I am a newbie. I am currently cycling a 29 gallon aquarium. I want to know what you think of this list. Too many fish? Good assortment? Ok for beginner? Any suggestions appreciated! I am sure I will be back here many times and you will probably get tired of me. Here goes the list:

6 Dwarf Rainbow
6 Corydoras
6 Lemon Tetras
1 Long Fin Bristlenosed Pleco
1 Dwarf Gouramis

Should you have 1Dwarf Gouramis or 2?
What type of Gouramis is best for community?
Is this list ok temperature wise and should it be around 78F?


----------



## coralbandit (Jul 29, 2012)

This site will help you with compatability,filtration,temp and stocking levels.All around a very useful tool for the fish keeper.
AqAdvisor - Intelligent Freshwater Tropical Fish Aquarium Stocking Calculator and Aquarium Tank/Filter Advisor
Just go to site enter your tank and filter size,list fish and quanity you are interested in and they'll give you decent feedback.


----------



## henningc (Apr 17, 2013)

Never hesitate to ask when you're not sure doing the fish thing.
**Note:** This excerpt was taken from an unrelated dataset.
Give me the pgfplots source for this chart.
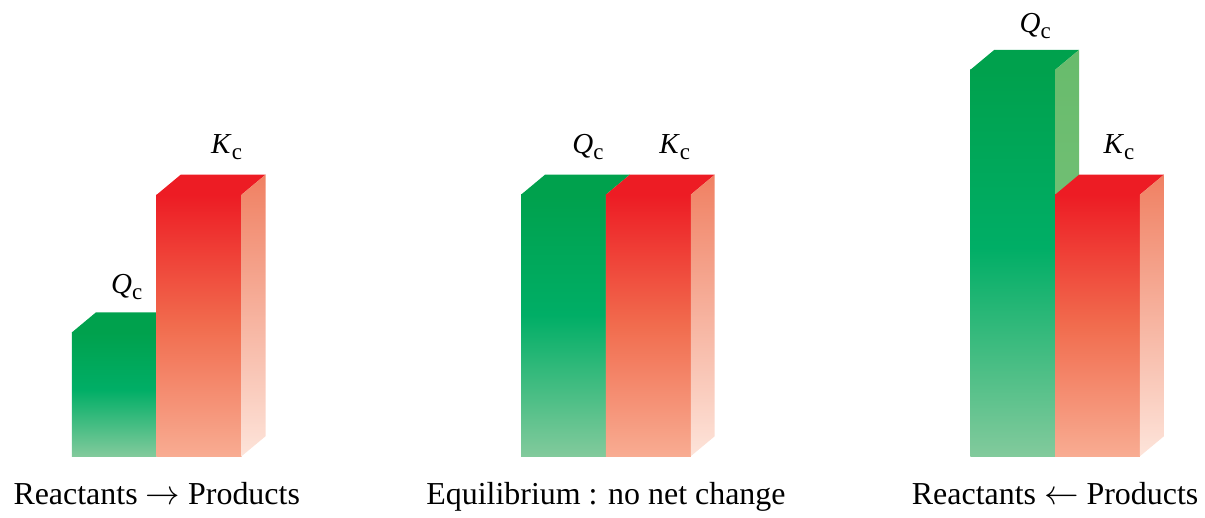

I would ditch the rainbows as they are typically not a beginner fish. Greg at selectaquatics.com has some awsome Odessa Barbs, put those rainbows to shame. You may also consider rasboras or other tetras such as Head & Tail Lite. Endlers livebearers or a mix of different platys, no more than 5 would work as well.

As for your pleco, it will need to be fed. I strongly recommend some sort of blanched veggies such as froozen peas, blanched, and cut in half. You will also need at least a small piece of drift wood for the pleco to chew on. If you use veggie tablets, do not over feed, break them into small pieces. None of the other fish in your list will really eat very much green food.

I'd throw in some Mystery or Ramshorn snails to help with clean up.

Good luck and keep the questions coming.
Craig [email protected]


----------



## SomethingGourami (Dec 28, 2012)

DO NOT BUY DRAWF GOURAMI, they may be cute but they are inbreed and will die quickly. Trust me.


----------



## jrman83 (Jul 9, 2010)

I think your stocking is a little ambitious. It is better to try and be at 85% stocked vs making one tiny mistake and now my fish are dying. Understocking just a tad gives you a little wiggle room for a hiccup. Many new aquarists every year get out the interest of doing this because it becomes a hassle. Overstocked tanks require constant attention and many times help whereas an understocked tank can easily take care of itself. Tough to stomach the idea I know, especially with a smaller tank.

Ultimately your choice. You will always have time later to push it some once you get some experience behind you.


----------



## jamnigh (Apr 24, 2013)

I agree 100%. Use the aqadvisor.com and see where things are at. Ditch the rainbows I would say. Personally, I love the dwarf honey gouramis. But try to keep your stocking at about 80-90% at most.


----------